Now, there are three types of enhancement processes: Nail Wraps, Liquid and Powder (often called Acrylic Enhancements), and UV Gels. That's it, that's all there is, anything else is just a new name for one of those three services, created only for the purpose of increasing revenue. I want to emphasize that, because a lot of NSS salons out there have exotic names for expensive enhancement services, and the only thing you're getting for the extra money is a fancy name. So don't be fooled by 'Solar Enhancements' or 'Diamond Nails' because a rose by any other name, is still a rose.
The first type of enhancement we're going to talk about is a Fabric Wrap. Not many people use wraps for enhancements anymore, because overall it's not a very strong or durable product. A fabric wrap is a great way to repair a cracked or split nail until it grows out though.
Fabric wraps get their name from a piece of fabric that's adhered to the nail during application. The fabric used can be fiberglass, silk, or linen, and it's what gives the enhancement strength. Once the fabric is placed on the nail, a resin is applied over it, and sprayed with an activator to help it cure and harden. The resin should be applied two or three times, before being filed and buffed to a smooth finish.
Like I mentioned above, wraps are a great way to repair a cracked or split nail, and work really well to strengthen natural nails that are prone to breaking, but they're not very durable when applied as an enhancement to extend the free edge of the nail. However, if you only plan on wearing your long nails a few days, for a wedding, prom, or other special occasion, it's a great temporary enhancement product that removes easily.
Next up are Liquid and Powder enhancements, or what most people commonly call 'Acrylic Nails.' I love liquid and powder enhancements. They're strong yet flexible, and perfectly suited for any nail type, which make them a personal favorite.
These enhancements are created when a polymer powder and a liquid monomer are combined to create an acrylic compound that is placed on the nail and allowed to cure. After all of the enhancements have hardened, they are filed and buffed to a smooth finish.
Liquid and powder nails are thicker than fabric wraps, but the added thickness is what gives them their superior strength, and prevents them from cracking and breaking. Properly maintained enhancements (apply Solar Oil at least once a day) will stay flexible and resist chipping.
These enhancements can stay on the nail for quite a long time if a quality product is used in the application, home maintenance is performed, and they are rebalanced every two to three weeks. Removal is easily achieved by soaking the nails in product remover, but it can take upwards of an hour to completely soak off the enhancements.
Last on our list are UV Gel enhancements. UV Gels are beautifully clear, shiny enhancements, that mimic the appearance of natural nails, especially when a pink and white (permanent French) application is performed.

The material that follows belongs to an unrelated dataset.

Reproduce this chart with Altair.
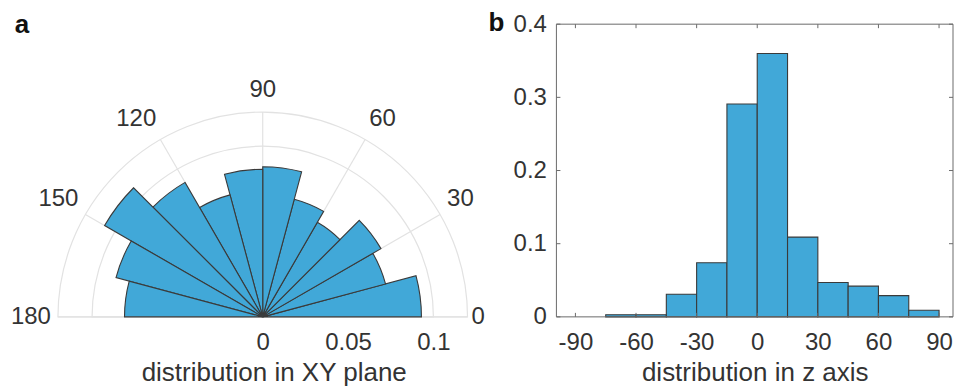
import altair as alt
import pandas as pd
import numpy as np

# ---------------- data ----------------
# panel a: polar histogram (fraction per 15-degree bin, 0..180 deg)
xy_bin_start = [0, 15, 30, 45, 60, 75, 90, 105, 120, 135, 150, 165]
xy_bin_end = [15, 30, 45, 60, 75, 90, 105, 120, 135, 150, 165, 180]
xy_values = [0.093, 0.0745, 0.080, 0.064, 0.0714, 0.088,
             0.0865, 0.074, 0.091, 0.107, 0.089, 0.081]
xy_grid_r = [0.05, 0.10, 0.12]
xy_angle_ticks = [0, 30, 60, 90, 120, 150, 180]
xy_r_ticks = [0, 0.05, 0.1]

# panel b: histogram in z
z_bin_start = [-75, -60, -45, -30, -15, 0, 15, 30, 45, 60, 75]
z_bin_end = [-60, -45, -30, -15, 0, 15, 30, 45, 60, 75, 90]
z_values = [0.003, 0.003, 0.031, 0.074, 0.291, 0.360, 0.109, 0.047, 0.042, 0.029, 0.009]
z_x_ticks = [-90, -60, -30, 0, 30, 60, 90]
z_y_ticks = [0, 0.1, 0.2, 0.3, 0.4]

# ---------------- style ----------------
FONT = "Liberation Sans"
BAR = "#41a8d8"
EDGE = "#3a3a3a"
GRID = "#e2e2e2"
TXT = "#333333"
AX = "#6a6a6a"
LBL = 24
TTL = 26

H = 293
RMAX = 0.12
WA = 410
PX_PER = WA / (2 * RMAX)
YMAX_A = H / PX_PER

xs_a = alt.Scale(domain=[-RMAX, RMAX], nice=False, zero=False)
ys_a = alt.Scale(domain=[0, YMAX_A], nice=False, zero=False)
th_s = alt.Scale(domain=[0, 180], range=[2.5 * np.pi, 1.5 * np.pi])
r_s = alt.Scale(type="linear", domain=[0, RMAX], range=[0, RMAX * PX_PER], zero=True)

ax_a = alt.Axis(values=xy_r_ticks, format="~g", ticks=False, tickSize=0, domain=False,
                grid=False, labelPadding=14, title="distribution in XY plane",
                titlePadding=5, titleX=216, labelFont=FONT, labelFontSize=LBL,
                labelColor=TXT, titleFont=FONT, titleFontSize=TTL, titleFontWeight="normal",
                titleColor=TXT)

wedges = pd.DataFrame({"a0": xy_bin_start, "a1": xy_bin_end, "r": xy_values})
grid = pd.DataFrame({"r": xy_grid_r, "a0": [0] * len(xy_grid_r), "a1": [180] * len(xy_grid_r)})
spk = pd.DataFrame({"ang": xy_angle_ticks})
spk["x"] = 0.0
spk["y"] = 0.0
spk["x2"] = RMAX * np.cos(np.radians(spk["ang"]))
spk["y2"] = RMAX * np.sin(np.radians(spk["ang"]))
spk["lab"] = spk["ang"].astype(str)
# label centre: anchored just outside the outer ring, pushed outwards by half the text size
rad = np.radians(spk["ang"])
cosv = np.cos(rad).round(6)
half_w = 6.7 * spk["lab"].str.len()
spk["lx"] = (213 * cosv + np.sign(cosv) * half_w) / PX_PER
spk["ly"] = (219 * np.sin(rad) + 8.5) / PX_PER
mid = spk[(spk["ang"] > 0) & (spk["ang"] < 180)]
end0 = spk[spk["ang"] == 0].copy()
end0["lx"] = 209 / PX_PER
end0["ly"] = 0.0
end180 = spk[spk["ang"] == 180].copy()
end180["lx"] = -212 / PX_PER
end180["ly"] = 0.0
rt = pd.DataFrame({"v": xy_r_ticks})

CX = WA / 2
CY = H

axis_layer = alt.Chart(rt).mark_point(opacity=0).encode(
    x=alt.X("v:Q", scale=xs_a, axis=ax_a),
    y=alt.Y("v:Q", scale=ys_a, axis=None),
)
grid_layer = alt.Chart(grid).mark_arc(fillOpacity=0, stroke=GRID, strokeWidth=1.2).encode(
    theta=alt.Theta("a0:Q", scale=th_s), theta2="a1:Q",
    radius=alt.Radius("r:Q", scale=r_s),
    x=alt.value(CX), y=alt.value(CY),
)
spoke_layer = alt.Chart(spk).mark_rule(color=GRID, strokeWidth=1.2).encode(
    x=alt.X("x:Q", scale=xs_a, axis=ax_a), y=alt.Y("y:Q", scale=ys_a, axis=None),
    x2="x2:Q", y2="y2:Q",
)
wedge_layer = alt.Chart(wedges).mark_arc(fill=BAR, stroke=EDGE, strokeWidth=1.1).encode(
    theta=alt.Theta("a0:Q", scale=th_s), theta2="a1:Q",
    radius=alt.Radius("r:Q", scale=r_s),
    x=alt.value(CX), y=alt.value(CY),
)


def ang_labels(df, align):
    return alt.Chart(df).mark_text(font=FONT, fontSize=LBL, color=TXT, align=align,
                                   baseline="middle").encode(
        x=alt.X("lx:Q", scale=xs_a, axis=ax_a), y=alt.Y("ly:Q", scale=ys_a, axis=None),
        text="lab:N")


lab_mid = ang_labels(mid, "center")
lab_0 = ang_labels(end0, "left")
lab_180 = ang_labels(end180, "right")
tag_a = alt.Chart(pd.DataFrame({"t": ["a"]})).mark_text(
    font=FONT, fontSize=26, fontWeight="bold", color="#111", align="center", baseline="middle"
).encode(x=alt.value(-36), y=alt.value(1), text="t:N")

panel_a = alt.layer(axis_layer, grid_layer, spoke_layer, wedge_layer, lab_mid, lab_0, lab_180,
                    tag_a).properties(width=WA, height=H)

# ---------------- panel b ----------------
WB = 397
xs_b = alt.Scale(domain=[-99.4, 96.9], nice=False, zero=False)
ys_b = alt.Scale(domain=[0, 0.4], nice=False)
ax_bx = alt.Axis(values=z_x_ticks, labelExpr="'' + datum.value", ticks=False, tickSize=0,
                 domain=False, grid=False, labelPadding=14, title="distribution in z axis",
                 titlePadding=5, labelFont=FONT, labelFontSize=LBL, labelColor=TXT,
                 titleFont=FONT, titleFontSize=TTL, titleFontWeight="normal", titleColor=TXT)
ax_by = alt.Axis(values=z_y_ticks, format="~g", ticks=False, tickSize=0, domain=False,
                 grid=False, labelPadding=10, title=None, labelFont=FONT,
                 labelFontSize=LBL, labelColor=TXT)
zdf = pd.DataFrame({"x0": z_bin_start, "x1": z_bin_end, "v": z_values})
xt = pd.DataFrame({"t": z_x_ticks})
yt = pd.DataFrame({"t": z_y_ticks})

frame = alt.Chart(pd.DataFrame({"x0": [-99.4], "x1": [96.9], "y0": [0], "y1": [0.4]})).mark_rect(
    fill=None, stroke=AX, strokeWidth=1).encode(
    x=alt.X("x0:Q", scale=xs_b, axis=ax_bx), x2="x1:Q",
    y=alt.Y("y0:Q", scale=ys_b, axis=ax_by), y2="y1:Q")
bars = alt.Chart(zdf).mark_bar(fill=BAR, stroke=EDGE, strokeWidth=1.1).encode(
    x=alt.X("x0:Q", scale=xs_b, axis=ax_bx),
    x2="x1:Q",
    y=alt.Y("v:Q", scale=ys_b, axis=ax_by),
    y2=alt.datum(0),
)
tk_bot = alt.Chart(xt).mark_rule(color=AX).encode(
    x=alt.X("t:Q", scale=xs_b, axis=ax_bx), y=alt.value(H), y2=alt.value(H - 4))
tk_top = alt.Chart(xt).mark_rule(color=AX).encode(
    x=alt.X("t:Q", scale=xs_b, axis=ax_bx), y=alt.value(0), y2=alt.value(4))
tk_left = alt.Chart(yt).mark_rule(color=AX).encode(
    y=alt.Y("t:Q", scale=ys_b, axis=ax_by), x=alt.value(0), x2=alt.value(4))
tk_right = alt.Chart(yt).mark_rule(color=AX).encode(
    y=alt.Y("t:Q", scale=ys_b, axis=ax_by), x=alt.value(WB), x2=alt.value(WB - 4))
tag_b = alt.Chart(pd.DataFrame({"t": ["b"]})).mark_text(
    font=FONT, fontSize=26, fontWeight="bold", color="#111", align="center", baseline="middle"
).encode(x=alt.value(-60), y=alt.value(-1), text="t:N")

panel_b = alt.layer(bars, frame, tk_bot, tk_top, tk_left, tk_right, tag_b).properties(
    width=WB, height=H)

chart = alt.hconcat(panel_a, panel_b, spacing=89, bounds="flush").properties(
    padding={"left": 2, "top": 2, "right": 0, "bottom": 0}, background="white"
).configure_view(strokeWidth=0, stroke="transparent")

chart.save("out.html", embed_options={"renderer": "svg", "actions": False})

However, UV Gels are more rigid, and not as strong as liquid and powder enhancements. This can create some problems if applied to thin or weak nails, and they can often crack (sometimes through the nail plate) if the wearer has unsuitable nails and an active lifestyle. Before applying UV Gel enhancements, your nail tech should talk to you about your nail type and lifestyle habits to ensure that they are a good fit for you, and to prevent possible injury to your nails.
To create these enhancements, your nail tech will brush a thick gel onto your nail plate, and then cure it under a UV light. This is repeated a few times to build the thickness of the enhancement. The UV lamps used for curing are extremely safe for use, as the UV emitted for the entire service is the equivalent of spending less than four minutes in the sun.
With proper maintenance (oil, oil, oil) and regular rebalances, UV Gel enhancements can be worn for an indeterminate amount of time. Removal of the product, however, requires that it be filed and buffed off the nail; which, if done incorrectly can cause significant damage to the nail plate. Please be sure your nail tech is experienced in gel removal before having them taken off.
So those are the three types of enhancements. However, I've seen many salons in my area that charge extra for a gel service, and then apply liquid and powder nails with only a gel top coat. While a gel top coat should be an additional charge in a liquid and powder service, it is not the same as having a full set of UV Gel enhancements applied. To protect your bank account, please know what you're getting before the service starts, and make sure you're getting what you're paying for.
Additionally, there are many things that can be added to these enhancement applications for an additional charge. RockStar nails have glitter added into the product, for a permanent sparkle on your fingers and toes. Fimo canes and other goodies can be encased inside the enhancements for beautiful nail art that lasts for weeks. These add-ins shouldn't be confused with the type of enhancement you're getting though. So be a smart consumer and know what you're getting before you commit to paying for it.